Two thousand fifteen
This past year has been wild. For me. Not that anybody will have noticed. I’m outwardly quiet, friendly. I smile a lot. At home, alone, i work, i read, i sing, i dance, i watch tv. And i blog.
This year i discovered so many new things. Things i love to do. Not that i’m particularly good at them. The singing. I don’t play any instrument, so it’s a cappella for me. And yes, that is difficult. It is hard to keep it all in the same tone, it is hard to remember all the details of a song, the ooohs and aaahs, the lalalala’s and the sighs and sounds. But i do love it.
The video clips. Closer to me, closer to what i’ve been doing the biggest part of my life. I had a first discovery wild energetic go at it. Now it’s a bit more controlled. I do like the mixing of the singing and the video clips. Excellent.
This year is also a year of looking back. The books i read, the works i made, the thoughts i had. I don’t know why i stopped working in 2006. But i do feel better now. I’m not all quiet and serene, not at all. But i have ideas of what i would like to do mostly.
Getting it done is something else. Making it my work, with which i can earn a living, is something else. But that is what i wish for the most.

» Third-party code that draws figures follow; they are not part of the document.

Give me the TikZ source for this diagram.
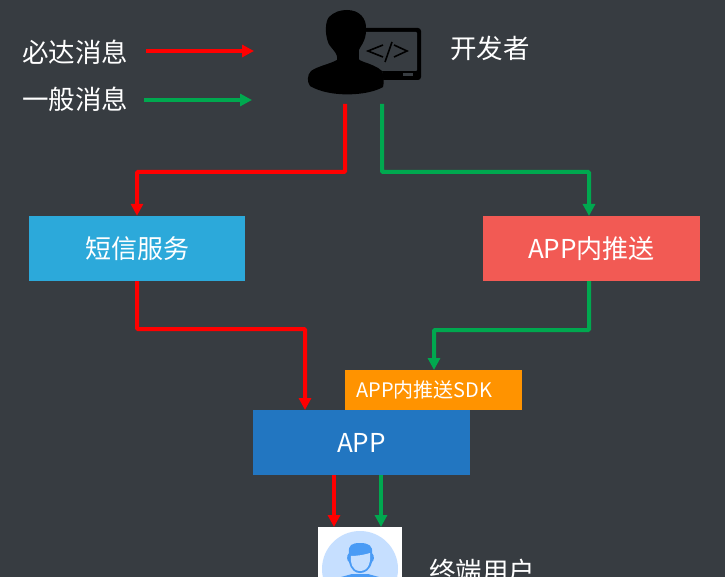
\documentclass[tikz,border=0pt]{standalone}
\usepackage{fontspec}
\setmainfont{Noto Sans CJK SC}
\usetikzlibrary{arrows.meta}
\definecolor{bgc}{HTML}{373C41}
\definecolor{redc}{HTML}{FF0000}
\definecolor{greenc}{HTML}{00A84F}
\definecolor{cyanb}{HTML}{2CA9DA}
\definecolor{coral}{HTML}{F25A54}
\definecolor{orangeb}{HTML}{FF9300}
\definecolor{blueb}{HTML}{2276C1}
\definecolor{avbg}{HTML}{C6DFFF}
\definecolor{avfg}{HTML}{4A9BF5}
\tikzset{
  box/.style={draw=none,minimum width=216pt,minimum height=65pt,inner sep=0pt,text=white,font=\fontsize{26}{30}\selectfont},
  lbl/.style={anchor=west,inner sep=0pt,text=white,font=\fontsize{26.5}{30}\selectfont},
  arr/.style={line width=4pt,-{Triangle[length=12pt,width=12pt]},rounded corners=1pt},
  redarr/.style={arr,draw=redc},
  greenarr/.style={arr,draw=greenc},
}
\begin{document}
\begin{tikzpicture}[x=1pt,y=-1pt]
\useasboundingbox (0,0) rectangle (725,577);
\fill[bgc] (0,0) rectangle (725,577);
\clip (0,0) rectangle (725,577);
% legend
\node[lbl] (l1) at (22,52) {必达消息};
\node[lbl] (l2) at (22,99) {一般消息};
\coordinate (l1a) at (146,51); \coordinate (l1b) at (254,51);
\coordinate (l2a) at (144,100); \coordinate (l2b) at (252,100);
\draw[redarr] (l1a) -- (l1b);
\draw[greenarr] (l2a) -- (l2b);
% developer icon
\fill[black,rounded corners=3pt] (355,28) rectangle (421,80);
\fill[bgc,rounded corners=1pt] (359,32) rectangle (417,71);
\fill[bgc] (403,73.5) rectangle (413,76);
\draw[black,line width=1.6pt] (383,45) -- (368,51) -- (383,57);
\draw[black,line width=1.6pt] (392,42) -- (385,62);
\draw[black,line width=1.6pt] (394,45) -- (407,51) -- (394,57);
\fill[bgc] (352,60) -- (382,70) -- (385,95) -- (345,95) -- cycle;
\fill[black] (347,10) .. controls (359,10) and (367,18) .. (366,30)
  .. controls (366,42) and (360,46) .. (358,52)
  .. controls (356,58) and (358,60) .. (364,62)
  .. controls (370,64) and (378,67) .. (382,71)
  .. controls (384,76) and (384,84) .. (383,87)
  .. controls (368,96) and (330,98) .. (310,86)
  .. controls (307,82) and (307,75) .. (311,71)
  .. controls (318,66) and (330,64) .. (337,60)
  .. controls (339,53) and (329,47) .. (328,42)
  .. controls (325,34) and (325,22) .. (329,17)
  .. controls (334,12) and (340,10) .. (347,10) -- cycle;
\coordinate (dev) at (363,104);
\node[lbl] (devl) at (450,48) {开发者};
% boxes
\node[box,fill=cyanb] (sms) at (137,248.5) {短信服务};
\node[box,fill=coral,minimum width=217pt] (push) at (591.5,248.5) {APP内推送};
\node[box,fill=blueb,minimum width=217pt] (app) at (361.5,442.5) {APP};
\node[draw=none,fill=orangeb,minimum width=177pt,minimum height=40pt,inner sep=0pt,text=white,font=\fontsize{20}{24}\selectfont] (sdk) at (433.5,390) {\hspace*{-18pt}APP内推送SDK};
% avatar
\node[fill=white,minimum width=84pt,minimum height=60pt,inner sep=0pt] (user) at (360,557) {};
\fill[avbg] (360,569) circle (38);
\fill[avfg] (341,577) -- (352,574) -- (368,574) -- (379,577) -- (388,585) -- (332,585) -- cycle;
\fill[avfg] (349,553) .. controls (348,545) and (352,543) .. (360,543) .. controls (369,543) and (373,546) .. (372,553) .. controls (375,556) and (374,561) .. (372,562) .. controls (370,570) and (365,573) .. (360,573) .. controls (355,573) and (351,570) .. (349,562) .. controls (347,561) and (346,556) .. (349,553) -- cycle;
\fill[avbg] (351,556) .. controls (356,556) and (364,555) .. (370,553) .. controls (371,561) and (369,571) .. (360,571) .. controls (352,571) and (350,562) .. (351,556) -- cycle;
\node[lbl] (userl) at (429,571) {终端用户};
% connectors
\draw[redarr] (345,104) -- (345,172) -- (137,172) -- (sms.north);
\draw[greenarr] (382,104) -- (382,172) -- (589,172) -- (589,216);
\draw[redarr] (sms.south) -- (137,329) -- (305,329) -- (305,410);
\draw[greenarr] (589,281) -- (589,330) -- (434,330) -- (434,370);
\draw[redarr] (334,475) -- (334,527);
\draw[greenarr] (381,475) -- (381,527);
\end{tikzpicture}
\end{document}
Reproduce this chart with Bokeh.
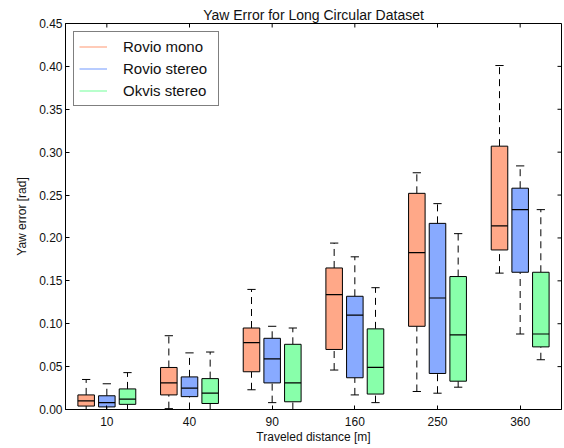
import math
from bokeh.plotting import figure
from bokeh.models import (ColumnDataSource, FixedTicker, Legend, LegendItem,
                          Range1d, PrintfTickFormatter)
from bokeh.embed import file_html
from bokeh.resources import INLINE

# ---- data ----
distances = ["10", "40", "90", "160", "250", "360"]
y_ticks = [0.00, 0.05, 0.10, 0.15, 0.20, 0.25, 0.30, 0.35, 0.40, 0.45]

rovio_mono_lo  = [0.000, 0.001, 0.023, 0.046, 0.021, 0.159]
rovio_mono_q1  = [0.004, 0.017, 0.044, 0.070, 0.097, 0.186]
rovio_mono_med = [0.010, 0.031, 0.078, 0.134, 0.183, 0.214]
rovio_mono_q3  = [0.017, 0.049, 0.095, 0.165, 0.252, 0.307]
rovio_mono_hi  = [0.035, 0.086, 0.140, 0.194, 0.276, 0.401]

rovio_stereo_lo  = [0.000, 0.000, 0.008, 0.017, 0.019, 0.088]
rovio_stereo_q1  = [0.003, 0.015, 0.031, 0.037, 0.042, 0.160]
rovio_stereo_med = [0.008, 0.025, 0.059, 0.110, 0.130, 0.233]
rovio_stereo_q3  = [0.016, 0.038, 0.083, 0.132, 0.217, 0.258]
rovio_stereo_hi  = [0.030, 0.066, 0.097, 0.178, 0.240, 0.284]

okvis_stereo_lo  = [0.000, 0.000, 0.000, 0.008, 0.026, 0.058]
okvis_stereo_q1  = [0.006, 0.007, 0.009, 0.018, 0.033, 0.073]
okvis_stereo_med = [0.012, 0.019, 0.031, 0.049, 0.087, 0.088]
okvis_stereo_q3  = [0.024, 0.036, 0.076, 0.094, 0.155, 0.160]
okvis_stereo_hi  = [0.043, 0.067, 0.095, 0.142, 0.205, 0.233]

series = [
    ("Rovio mono", "#FFA888", rovio_mono_lo, rovio_mono_q1, rovio_mono_med, rovio_mono_q3, rovio_mono_hi),
    ("Rovio stereo", "#88AAFF", rovio_stereo_lo, rovio_stereo_q1, rovio_stereo_med, rovio_stereo_q3, rovio_stereo_hi),
    ("Okvis stereo", "#88FFAA", okvis_stereo_lo, okvis_stereo_q1, okvis_stereo_med, okvis_stereo_q3, okvis_stereo_hi),
]

offsets = [-0.25, 0.0, 0.25]
box_w = 0.2
cap_w = 0.1
FONT = "Liberation Sans"
X0, X1 = 0.5, len(distances) + 0.5
Y0, Y1 = 0.0, 0.45

p = figure(width=562, height=446, output_backend="svg", toolbar_location=None,
           x_range=Range1d(X0, X1), y_range=Range1d(Y0, Y1),
           min_border_left=65, min_border_right=1, min_border_top=23, min_border_bottom=37,
           title="Yaw Error for Long Circular Dataset")
p.title.text_font = FONT
p.title.text_font_size = "14px"
p.title.text_font_style = "normal"
p.title.align = "center"
p.title.standoff = 2
p.title.text_color = "#111111"
p.grid.visible = False
p.outline_line_color = "black"
p.outline_line_width = 1
p.background_fill_color = "white"

legend_items = []
for (name, color, lo, q1, med, q3, hi), off in zip(series, offsets):
    pos = [i + 1 + off for i in range(len(distances))]
    src = ColumnDataSource(dict(
        x=pos, lo=lo, q1=q1, med=med, q3=q3, hi=hi,
        xl=[x - box_w / 2 for x in pos], xr=[x + box_w / 2 for x in pos],
        cl=[x - cap_w / 2 for x in pos], cr=[x + cap_w / 2 for x in pos],
    ))
    # whiskers (dashed)
    p.segment(x0="x", x1="x", y0="q3", y1="hi", source=src, line_color="black",
              line_width=1, line_dash="7 5")
    p.segment(x0="x", x1="x", y0="lo", y1="q1", source=src, line_color="black",
              line_width=1, line_dash="7 5")
    # caps
    p.segment(x0="cl", x1="cr", y0="hi", y1="hi", source=src, line_color="black", line_width=1)
    p.segment(x0="cl", x1="cr", y0="lo", y1="lo", source=src, line_color="black", line_width=1)
    # boxes
    p.vbar(x="x", width=box_w, bottom="q1", top="q3", source=src, fill_color=color,
           line_color="black", line_width=1)
    # medians
    p.segment(x0="xl", x1="xr", y0="med", y1="med", source=src, line_color="black", line_width=1.2)
    # legend handle (no visible data)
    lr = p.line(x=[math.nan], y=[math.nan], line_color=color, line_width=1.2)
    legend_items.append(LegendItem(label=name, renderers=[lr]))

legend = Legend(items=legend_items, location="top_left")
legend.label_text_font = FONT
legend.label_text_font_size = "15px"
legend.label_text_color = "#111111"
legend.border_line_color = "black"
legend.border_line_width = 1
legend.padding = 5
legend.spacing = 3
legend.margin = 8
legend.label_height = 19
legend.glyph_height = 19
legend.glyph_width = 28
legend.label_standoff = 16
legend.label_width = 90
p.add_layout(legend)

# axes styling
xax = p.xaxis[0]
xax.ticker = FixedTicker(ticks=[i + 1 for i in range(len(distances))])
xax.major_label_overrides = {i + 1: d for i, d in enumerate(distances)}
xax.axis_label = "Traveled distance [m]"
yax = p.yaxis[0]
yax.ticker = FixedTicker(ticks=y_ticks)
yax.formatter = PrintfTickFormatter(format="%.2f")
yax.axis_label = "Yaw error [rad]"

for ax in (xax, yax):
    ax.major_tick_in = 4
    ax.major_tick_out = 0
    ax.minor_tick_line_color = None
    ax.axis_line_color = "black"
    ax.major_tick_line_color = "black"
    ax.major_label_text_font = FONT
    ax.major_label_text_font_size = "12px"
    ax.major_label_text_color = "#111111"
    ax.axis_label_text_font = FONT
    ax.axis_label_text_font_size = "12px"
    ax.axis_label_text_font_style = "normal"
    ax.axis_label_text_color = "#111111"
xax.major_label_standoff = 7
xax.axis_label_standoff = 1
yax.major_label_standoff = 3
yax.axis_label_standoff = 7

# inward ticks on the right and top frame edges (matplotlib style)
p.ray(x=[X1] * len(y_ticks), y=y_ticks, length=4, length_units="screen",
      angle=math.pi, line_color="black", line_width=1)
p.ray(x=[i + 1 for i in range(len(distances))], y=[Y1] * len(distances), length=4,
      length_units="screen", angle=-math.pi / 2, line_color="black", line_width=1)

open("out.html", "w").write(file_html(p, INLINE))
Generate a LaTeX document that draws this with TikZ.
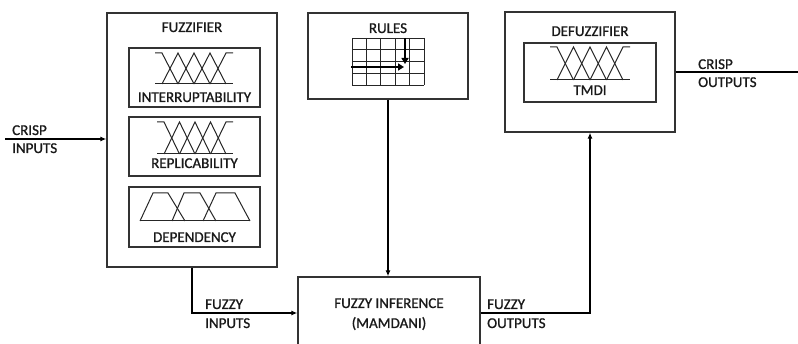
\documentclass[tikz,border=0pt]{standalone}
\usepackage{fontspec}
\setmainfont{Carlito}
\newfontfamily\lblfont{Carlito}[BoldFont=Carlito, BoldFeatures={FakeBold=1}]
\usetikzlibrary{arrows.meta}
\newcommand\mfrow[4]{% x0 x1 top bot
  \pgfmathsetmacro\pa{#1+7}\pgfmathsetmacro\pe{#2-7}%
  \pgfmathsetmacro\dd{(\pe-\pa)/4}%
  \pgfmathsetmacro\pb{\pa+\dd}\pgfmathsetmacro\pc{\pa+2*\dd}\pgfmathsetmacro\pd{\pa+3*\dd}%
  \draw[mf] (#1,#3) -- (\pa,#3) -- (\pb,#4);
  \draw[mf] (\pa,#4) -- (\pb,#3) -- (\pc,#4);
  \draw[mf] (\pb,#4) -- (\pc,#3) -- (\pd,#4);
  \draw[mf] (\pc,#4) -- (\pd,#3) -- (\pe,#4);
  \draw[mf] (\pd,#4) -- (\pe,#3) -- (#2,#3);
  \draw[mf] (#1,#4) -- (#2,#4);
}
\begin{document}
\begin{tikzpicture}[x=1pt,y=-1pt,
  box/.style={draw=black!80, line width=1.3pt, inner sep=0pt},
  lbl/.style={font=\lblfont\bfseries\fontsize{15}{17}\selectfont, inner sep=0pt, text height=10pt, text depth=0pt, text=black!90},
  side/.style={lbl, anchor=west},
  conn/.style={line width=1.6pt, -{Latex[length=6pt,width=5pt]}},
  mf/.style={line width=1pt, black!85},
  gridl/.style={line width=0.9pt, black!85},
  bigarr/.style={line width=2.6pt, -{Triangle[length=6pt,width=7pt]}}
]
\clip (0,0) rectangle (798,344);
\useasboundingbox (0,0) rectangle (798,344);

% main boxes
\node[box, minimum width=170pt, minimum height=254pt] (fuzz) at (192,140) {};
\node[box, minimum width=131pt, minimum height=59pt] (b1) at (194.5,77.5) {};
\node[box, minimum width=131pt, minimum height=59pt] (b2) at (194.5,146.5) {};
\node[box, minimum width=131pt, minimum height=60pt] (b3) at (194.5,217) {};
\node[box, minimum width=160pt, minimum height=86pt] (rules) at (388,56) {};
\node[box, minimum width=170pt, minimum height=120pt] (defuzz) at (590,72) {};
\node[box, minimum width=132pt, minimum height=59pt] (b4) at (590,72.5) {};
\node[box, minimum width=182pt, minimum height=93pt] (infer) at (389,323.5) {};

% titles and inner labels
\node[lbl] (tfuzz) at (192,27) {FUZZIFIER};
\node[lbl] (t1) at (194.5,97) {INTERRUPTABILITY};
\node[lbl] (t2) at (194.5,163) {REPLICABILITY};
\node[lbl] (t3) at (194.5,237) {DEPENDENCY};
\node[lbl] (trules) at (388,28) {RULES};
\node[lbl] (tdef) at (590,31) {DEFUZZIFIER};
\node[lbl] (t4) at (590,90) {TMDI};
\node[lbl] (tinf1) at (389,303) {FUZZY INFERENCE};
\node[lbl] (tinf2) at (389,323) {(MAMDANI)};

% membership functions
\mfrow{155}{233}{53}{84}
\mfrow{157}{233}{122}{154}
\mfrow{550}{630}{47}{80}
% trapezoids
\draw[mf] (140,221) -- (153,193) -- (168,193) -- (185,221);
\draw[mf] (172,221) -- (184,193) -- (200,193) -- (216,221);
\draw[mf] (203,221) -- (216,193) -- (235,193) -- (250,221);
\draw[mf] (140,221) -- (250,221);

% rules grid
\foreach \i in {0,...,5} \draw[gridl] (352+\i*14.4,38) -- (352+\i*14.4,85);
\foreach \j in {0,...,4} \draw[gridl] (352,38+\j*11.75) -- (424,38+\j*11.75);
\draw[bigarr] (351,67) -- (404,67);
\draw[bigarr] (405,38) -- (405,64);

% connectors
\coordinate (cin) at (5,139);
\coordinate (cout) at (798,72);
\draw[conn] (cin) -- (cin -| fuzz.west);
\draw[conn] (rules.south) -- (rules.south |- infer.north);
\draw[conn] (fuzz.south) |- ([yshift=10.5pt]infer.west);
\draw[conn] ([yshift=10.5pt]infer.east) -| (defuzz.south);
\draw[line width=1.6pt] (defuzz.east) -- (cout);

% connector labels
\node[side] (ci1) at (12,130) {CRISP};
\node[side] (ci2) at (12,148) {INPUTS};
\node[side] (co1) at (698,64) {CRISP};
\node[side] (co2) at (698,82) {OUTPUTS};
\node[side] (fi1) at (205,304) {FUZZY};
\node[side] (fi2) at (205,323) {INPUTS};
\node[side] (fo1) at (487,304) {FUZZY};
\node[side] (fo2) at (487,323) {OUTPUTS};
\end{tikzpicture}
\end{document}
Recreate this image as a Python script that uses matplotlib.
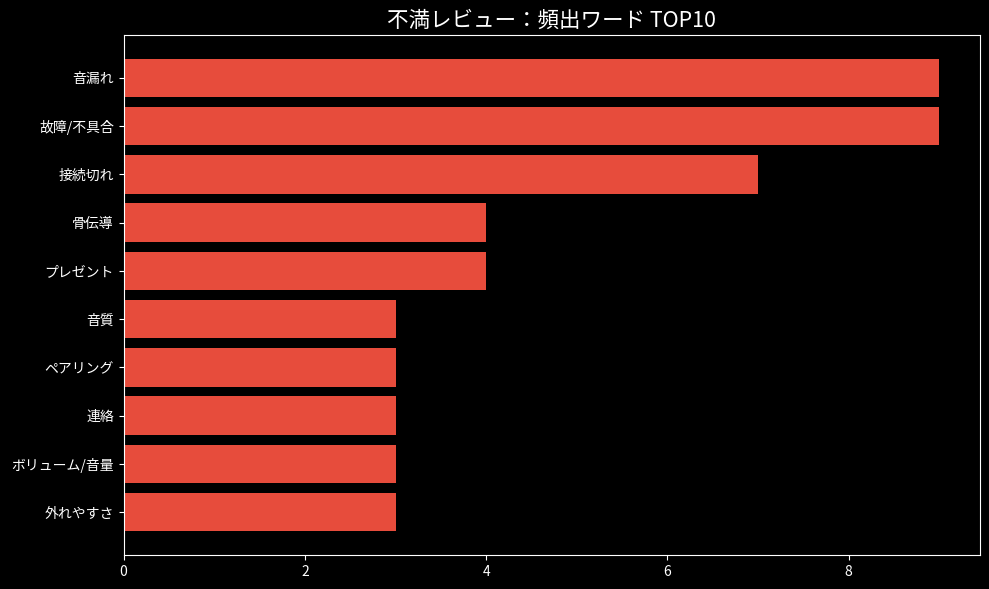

I have a bit more time. I got a bit of money, still. I’m not there yet.
I don’t understand where i get this trust from. I know it’s made up, by me. At times i do feel worried extremely. But it always passes. On the whole, i’m feeling entirely happy. Wonderful. Great!
I’ll leave you with this. Enjoy your weekend. Smell the fresh air. Make a walk. Drink tea. Eat a cookie. Smile.